Une interview essentielle et éclairante, qui brise une fois de plus les illusions sur « la-démocratie » (libérale, occidentale, élective, oligarchique, représentative) et sur les remparts qu’elle serait sensée offrir à l’avènement d’une franche dictature.

N’en manquez aucune miette sous aucun prétexte ! (extraits plus bas avec l’article « Macron peut-il prendre les pleins pouvoirs en activant l’article 16 ? »)

Macron peut-il constitutionnellement prendre les pleins pouvoirs ? Eugénie Mérieau
par [lundimatin->https://www.youtube.com/@lundimatin3299]
https://youtu.be/TBQIWl6CZxc

- Les livres et analyses d’Eugénie Mérieau (juriste, politiste, constitutionnaliste, enseignante) mettent en lumière les grandes similitudes et convergences entre les démocratures (« démocraties » libérales) et les dictatures.
On voit aussi que la Chine pourrait être le « nouveau » modèle des puissants, avec sa méritocratie, son capitalisme d’Etat stable et prospère, sa capacité à imposer les (pseudos) transitions énergétiques.
Quitte à subir un régime autoritaire, certains pourraient se dire : autant avoir une franche dictature comme en Chine et avoir au moins la prospérité matérielle et « la-sécurité ».
D’autant que les dictatures « agiles » s’accomodent très bien de l’économie de marché, des élections, des médias, de la promotion de la paix, etc.

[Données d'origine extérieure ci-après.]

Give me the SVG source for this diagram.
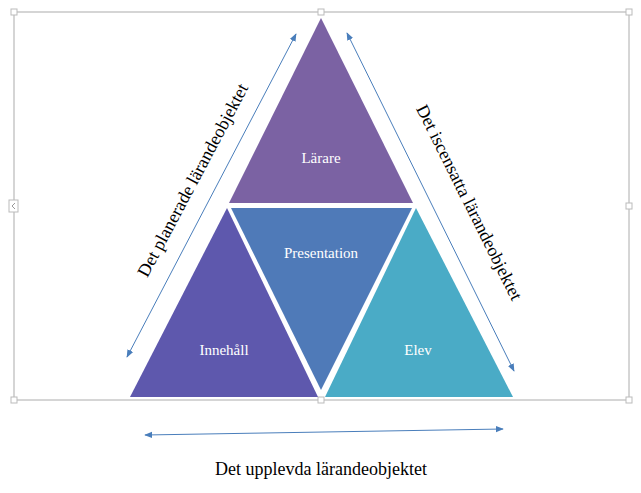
<svg xmlns="http://www.w3.org/2000/svg" width="641" height="493" viewBox="0 0 641 493">
<style>
.lbl{font-family:"Liberation Serif",serif;font-size:15px;fill:#fff;text-anchor:middle}
.cap{font-family:"Liberation Serif",serif;font-size:18px;fill:#000;text-anchor:middle}
.conn{stroke:#4a7ebb;stroke-width:1;fill:none;marker-start:url(#ah);marker-end:url(#ah)}
.h{fill:#fff;stroke:#bbb;stroke-width:1}
</style>
<defs><marker id="ah" viewBox="0 0 10 10" refX="9" refY="5" markerWidth="8" markerHeight="8" orient="auto-start-reverse" markerUnits="userSpaceOnUse"><path d="M0,1 L10,5 L0,9 Z" fill="#4a7ebb"/></marker></defs>
<rect width="641" height="493" fill="#fff"/>
<g id="frame">
<rect x="14" y="12" width="615" height="388" fill="none" stroke="#c8c8c8" stroke-width="1.5"/>
<rect class="h" x="11" y="9" width="6" height="6"/><rect class="h" x="318" y="9" width="6" height="6"/><rect class="h" x="626" y="9" width="6" height="6"/>
<rect class="h" x="9" y="200" width="9" height="12"/><path d="M15,203 L12,206 L15,209" stroke="#999" fill="none"/>
<rect class="h" x="626" y="203" width="6" height="6"/>
<rect class="h" x="11" y="397" width="6" height="6"/><rect class="h" x="318" y="397" width="6" height="6"/><rect class="h" x="626" y="397" width="6" height="6"/>
</g>
<g id="larare"><polygon points="321,18 413,203 229,203" fill="#7b62a3"/><text class="lbl" x="321" y="163">Lärare</text></g>
<g id="presentation"><polygon points="231,208 412,208 321,390" fill="#4f7ab8"/><text class="lbl" x="321" y="258">Presentation</text></g>
<g id="innehall"><polygon points="227,208 318,397 130,397" fill="#5e58ad"/><text class="lbl" x="224" y="355">Innehåll</text></g>
<g id="elev"><polygon points="416,208 513,397 325,397" fill="#4aabc6"/><text class="lbl" x="418" y="355">Elev</text></g>
<g id="connectors">
<line class="conn" x1="127" y1="357" x2="296" y2="34"/>
<line class="conn" x1="347" y1="33" x2="514" y2="371"/>
<line class="conn" x1="145" y1="435" x2="503" y2="429"/>
</g>
<g id="captions">
<text class="cap" transform="translate(198,183) rotate(-62)">Det planerade lärandeobjektet</text>
<text class="cap" transform="translate(464,205) rotate(63.5)">Det iscensatta lärandeobjektet</text>
<text class="cap" x="321" y="475">Det upplevda lärandeobjektet</text>
</g>
</svg>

Eugénie Mérieau explique que la « démocratie » libérale est née sous état d’urgence, que l’état d’exception est sa matrice, et que sous ce régime pollitique (qui se veut universel, indépassable et rationnel) la liberté (la démocratie) de quelques uns est liée/conditionnée à la domination (l’absence de droits, la dictature) de nombreux autres.

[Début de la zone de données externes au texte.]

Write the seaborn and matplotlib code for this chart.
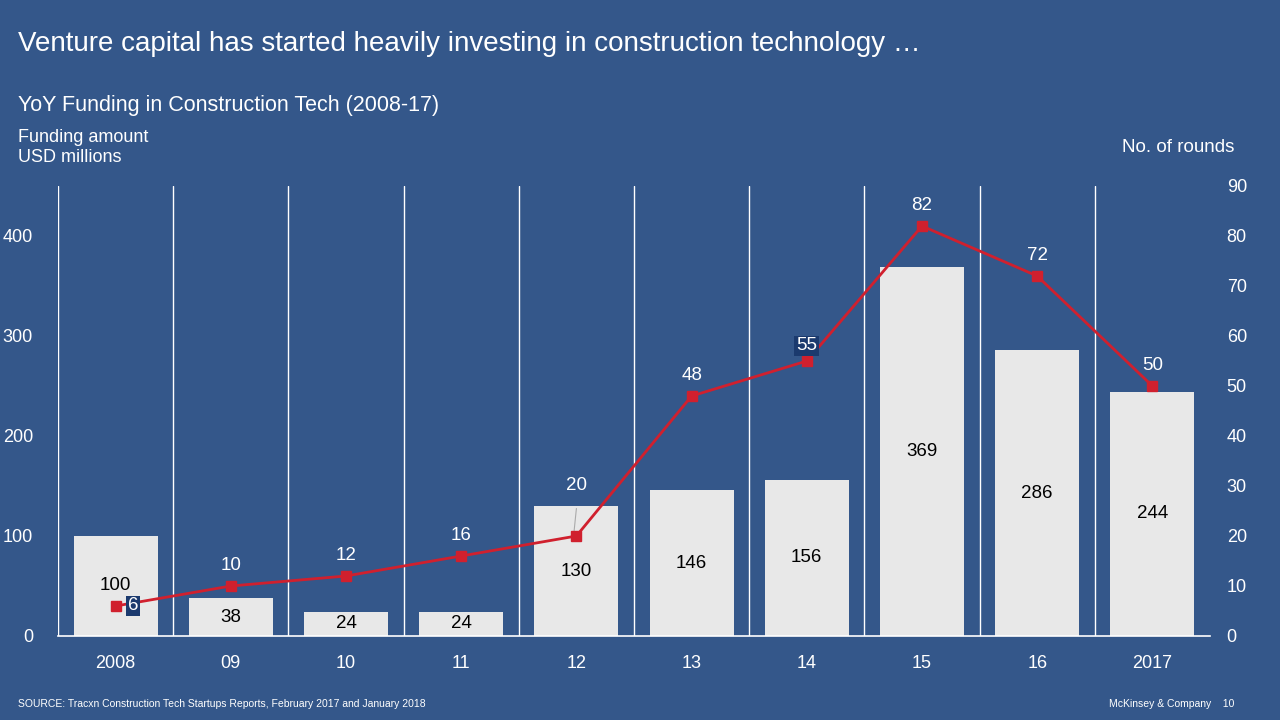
import matplotlib
matplotlib.use("Agg")
import matplotlib.pyplot as plt
import seaborn as sns
import pandas as pd
import numpy as np

years = ["2008", "09", "10", "11", "12", "13", "14", "15", "16", "2017"]
funding = [100, 38, 24, 24, 130, 146, 156, 369, 286, 244]
rounds = [6, 10, 12, 16, 20, 48, 55, 82, 72, 50]

BG = "#34578A"
BAR = "#E8E8E8"
RED = "#D0202E"
BOX = "#1B3A6E"

sns.set_theme(style="white")
plt.rcParams['font.family'] = ['Liberation Sans', 'DejaVu Sans']

fig = plt.figure(figsize=(12.8, 7.2), dpi=100, facecolor=BG)
ax = fig.add_axes([58/1280, 1-636/720, 1152/1280, 450/720])
ax.set_facecolor(BG)
df = pd.DataFrame({"year": years, "funding": funding})
sns.barplot(data=df, x="year", y="funding", color=BAR, width=0.73, ax=ax, saturation=1,
            edgecolor="none")
ax.set_xlim(-0.5, 9.5)
ax.set_ylim(0, 450)
for s in ["top", "right", "left"]:
    ax.spines[s].set_visible(False)
ax.spines["bottom"].set_color("white")
ax.spines["bottom"].set_linewidth(1.2)
ax.set_xlabel(""); ax.set_ylabel("")
ax.set_yticks([0, 100, 200, 300, 400])
ax.tick_params(axis="y", colors="white", labelsize=13, length=0, pad=18)
ax.tick_params(axis="x", colors="white", labelsize=13, length=0, pad=14)
for t in ax.get_yticklabels() + ax.get_xticklabels():
    t.set_color("white")
for i in range(10):
    ax.axvline(i - 0.5, color="white", lw=1, zorder=0.5)
for i, v in enumerate(funding):
    ax.text(i, v / 2, str(v), ha="center", va="center", fontsize=13.5, color="black", zorder=5)

ax2 = ax.twinx()
ax2.set_ylim(0, 90)
ax2.set_xlim(-0.5, 9.5)
ax2.plot(range(10), rounds, color=RED, lw=2, marker="s", markersize=7, zorder=4)
for s in ["top", "right", "left", "bottom"]:
    ax2.spines[s].set_visible(False)
ax2.set_yticks(range(0, 91, 10))
ax2.tick_params(axis="y", colors="white", labelsize=13, length=0, pad=12)
for t in ax2.get_yticklabels():
    t.set_color("white")
for i, r in enumerate(rounds):
    if i == 0:
        ax2.text(i + 0.15, r, str(r), ha="center", va="center", fontsize=13.5, color="white",
                 bbox=dict(boxstyle="square,pad=0.1", fc=BOX, ec="none"), zorder=6)
    elif r == 55:
        ax2.text(i, r + 3, str(r), ha="center", va="center", fontsize=13.5, color="white",
                 bbox=dict(boxstyle="square,pad=0.1", fc=BOX, ec="none"), zorder=6)
    elif i == 4:
        ax2.text(i, r + 10, str(r), ha="center", va="center", fontsize=13.5, color="white", zorder=6)
    else:
        ax2.text(i, r + 4, str(r), ha="center", va="center", fontsize=13.5, color="white", zorder=6)
ax2.plot([3.98, 4.0], [21, 25.5], color="#AAAAAA", lw=0.8, zorder=3)

fig.text(18/1280, 1-44/720, "Venture capital has started heavily investing in construction technology …",
         color="white", fontsize=20, va="center")
fig.text(18/1280, 1-105/720, "YoY Funding in Construction Tech (2008-17)", color="white", fontsize=15.5, va="center")
fig.text(18/1280, 1-137/720, "Funding amount", color="white", fontsize=13, va="center")
fig.text(18/1280, 1-158/720, "USD millions", color="white", fontsize=13, va="center")
fig.text(1234/1280, 1-148/720, "No. of rounds", color="white", fontsize=13.5, va="center", ha="right")
fig.text(18/1280, 1-704/720, "SOURCE: Tracxn Construction Tech Startups Reports, February 2017 and January 2018",
         color="white", fontsize=7.5, va="center")
fig.text(1234/1280, 1-704/720, "McKinsey & Company    10", color="white", fontsize=7.5, va="center", ha="right")

fig.savefig("out.png", dpi=100, facecolor=BG)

Et que les Constitutions des régimes libéraux dits démocratiques portent en eux la possibilité de la dictature généralisée. C’est le cas notamment en France, où, après les salves de 49-3, des tyrans tels que Macron pourraient s’auto-octroyer les pleins pouvoirs via l’état d’urgence et l’article 16 pour refaçonner à leur guise les institutions.
Il suffirait de révoltes et d’émeutes après les élections législatives, il suffirait au monarque d’arguer de menaces graves contre « l’ordre publique » et la bonne marche de l’Etat, de troubles risquant de faire sombrer les JO...

La dictature est dans la démocratie libérale représentative occidentale

A force de durcir la démocrature, le régime autoritaire en place nommée abusivement démocratie, il n’y a plus guère de différences entre une démocrature et une dictature « éclairée ». Car la dictature moderne n’advient pas à coup de chars et de coups d’Etat sanglants, mais par les voies légales et constitutionnelles, par l’accumulation de glissements tels que ceux que subit la France. (la constitution de la France actuelle est similaire à celle de Weimar en Allemagne qui avait facilité la prise de pouvoir d’Hitler, après une dissolution et la « complicité » des libéraux du centre...)

Si la France, aux peuples réputés rebelles et rétifs, cèdait à la dictature libérale ou/et à l’extrême droite (qui d’ailleurs peuvent gouverner ensemble sur l’essentiel comme on l’a vu depuis 2022), alors un verrou symbolique sauterait dans l’espace occidental. Ce serait le signe que tout est possible pour les classes dominantes, et de nombreux autres pays suivront, comme des dominos.

La dictature est dans la démocratie libérale représentative occidentale

La dictature est-elle l’horizon inévitable du techno-capitalisme avancé ?

Pour la mégamachine, la civilisation industrielle, la dictature permet plus d’efficacité et d’éviter les perturbations toujours possibles si les gouvernements dévient ou si des foules se soulèvent. La mégamachine étatico-techno-capitaliste étant de plus en plus complexe, fragile ( (comme une Formule 1), elle ne supporte pas les contestations et dérèglements, il lui faut la stabilité, la prévisibilité, les ajustements permanents et la précision sur mesure que permet la dictature pour fonctionner sans trop d’accrocs.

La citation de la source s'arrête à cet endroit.